* [WHAT YOU SHOULD DO]
Retype, exactly as they stand, the lines from the start of the data to the line that contains "ax2.set_ylabel('Twh', fontsize=13, labelpad=8)", both ends included. Leave the pictures out.

***

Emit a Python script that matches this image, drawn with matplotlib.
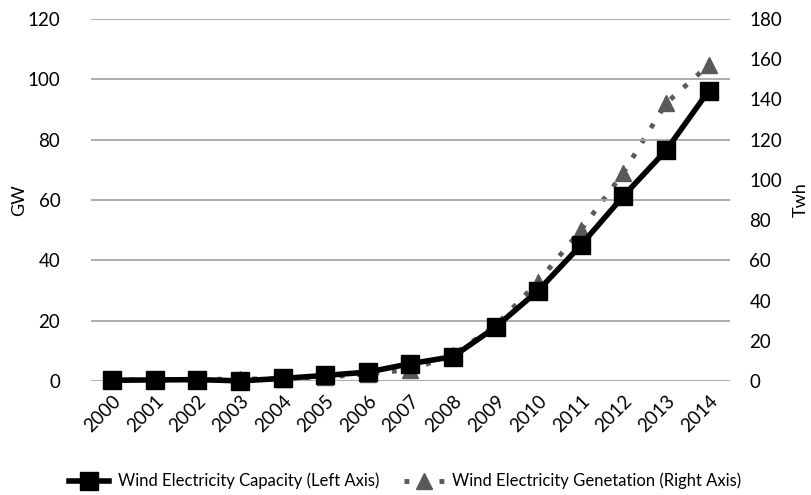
import matplotlib
matplotlib.use("Agg")
import matplotlib.pyplot as plt
from matplotlib.lines import Line2D

plt.rcParams['font.family'] = ['Lato', 'DejaVu Sans']

years = ["2000", "2001", "2002", "2003", "2004", "2005", "2006", "2007",
         "2008", "2009", "2010", "2011", "2012", "2013", "2014"]
capacity_gw = [0.3, 0.4, 0.5, 0.1, 0.9, 1.9, 3.0, 5.8, 8.1, 17.9, 30.0,
               45.0, 61.3, 76.4, 96.1]
generation_twh = [0.6, 0.8, 0.9, 1.0, 1.3, 1.9, 3.7, 5.7, 13.0, 27.6, 49.4,
                  75.0, 103.5, 138.0, 157.0]

fig = plt.figure(figsize=(8.11, 4.95), dpi=100)
ax = fig.add_axes([0.112, 0.230, 0.788, 0.732])
ax2 = ax.twinx()

x = list(range(len(years)))
grey = '#595959'
dots = (0, (1, 2.6))

ax2.plot(x, generation_twh, color=grey, linestyle=dots, linewidth=3.5,
         marker='^', markersize=12, markerfacecolor=grey, markeredgecolor=grey,
         clip_on=False, zorder=2)
ax.plot(x, capacity_gw, color='black', linewidth=4, marker='s', markersize=13,
        markerfacecolor='black', markeredgecolor='black', clip_on=False, zorder=3)

# draw the capacity series above the twin axis
ax.set_zorder(ax2.get_zorder() + 1)
ax.patch.set_visible(False)

ax.set_xlim(-0.5, len(years) - 0.5)
ax.set_ylim(0, 120)
ax.set_yticks(range(0, 121, 20))
ax2.set_ylim(0, 180)
ax2.set_yticks(range(0, 181, 20))

ax.set_xticks(x)
ax.set_xticklabels(years, rotation=45, ha='right', rotation_mode='anchor')
ax.grid(axis='y', color='#a6a6a6', linewidth=1.3)
ax.set_axisbelow(True)

for a in (ax, ax2):
    for s in a.spines.values():
        s.set_visible(False)
    a.tick_params(length=0, labelsize=13.5, colors='#000000')
ax.tick_params(axis='y', pad=22)
ax.tick_params(axis='x', pad=8)
ax2.tick_params(axis='y', pad=14)

ax.set_ylabel('GW', fontsize=13, labelpad=0)
ax2.set_ylabel('Twh', fontsize=13, labelpad=8)

handles = [
    Line2D([], [], color='black', linewidth=4, marker='s', markersize=13),
    Line2D([], [], color=grey, linestyle=dots, linewidth=3.5,
           marker='^', markersize=12),
]
labels = ['Wind Electricity Capacity (Left Axis)',
          'Wind Electricity Genetation (Right Axis)']
fig.legend(handles, labels, loc='center', bbox_to_anchor=(0.5, 0.028),
           ncol=2, frameon=False, fontsize=12, handlelength=2.4,
           columnspacing=1.5, handletextpad=0.5)

fig.savefig('out.png', dpi=100)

***

* [RESULT OF THIS EXERCISE]
Emit a Python script that matches this image, drawn with matplotlib.
import matplotlib
matplotlib.use("Agg")
import matplotlib.pyplot as plt
from matplotlib.lines import Line2D

plt.rcParams['font.family'] = ['Lato', 'DejaVu Sans']

years = ["2000", "2001", "2002", "2003", "2004", "2005", "2006", "2007",
         "2008", "2009", "2010", "2011", "2012", "2013", "2014"]
capacity_gw = [0.3, 0.4, 0.5, 0.1, 0.9, 1.9, 3.0, 5.8, 8.1, 17.9, 30.0,
               45.0, 61.3, 76.4, 96.1]
generation_twh = [0.6, 0.8, 0.9, 1.0, 1.3, 1.9, 3.7, 5.7, 13.0, 27.6, 49.4,
                  75.0, 103.5, 138.0, 157.0]

fig = plt.figure(figsize=(8.11, 4.95), dpi=100)
ax = fig.add_axes([0.112, 0.230, 0.788, 0.732])
ax2 = ax.twinx()

x = list(range(len(years)))
grey = '#595959'
dots = (0, (1, 2.6))

ax2.plot(x, generation_twh, color=grey, linestyle=dots, linewidth=3.5,
         marker='^', markersize=12, markerfacecolor=grey, markeredgecolor=grey,
         clip_on=False, zorder=2)
ax.plot(x, capacity_gw, color='black', linewidth=4, marker='s', markersize=13,
        markerfacecolor='black', markeredgecolor='black', clip_on=False, zorder=3)

# draw the capacity series above the twin axis
ax.set_zorder(ax2.get_zorder() + 1)
ax.patch.set_visible(False)

ax.set_xlim(-0.5, len(years) - 0.5)
ax.set_ylim(0, 120)
ax.set_yticks(range(0, 121, 20))
ax2.set_ylim(0, 180)
ax2.set_yticks(range(0, 181, 20))

ax.set_xticks(x)
ax.set_xticklabels(years, rotation=45, ha='right', rotation_mode='anchor')
ax.grid(axis='y', color='#a6a6a6', linewidth=1.3)
ax.set_axisbelow(True)

for a in (ax, ax2):
    for s in a.spines.values():
        s.set_visible(False)
    a.tick_params(length=0, labelsize=13.5, colors='#000000')
ax.tick_params(axis='y', pad=22)
ax.tick_params(axis='x', pad=8)
ax2.tick_params(axis='y', pad=14)

ax.set_ylabel('GW', fontsize=13, labelpad=0)
ax2.set_ylabel('Twh', fontsize=13, labelpad=8)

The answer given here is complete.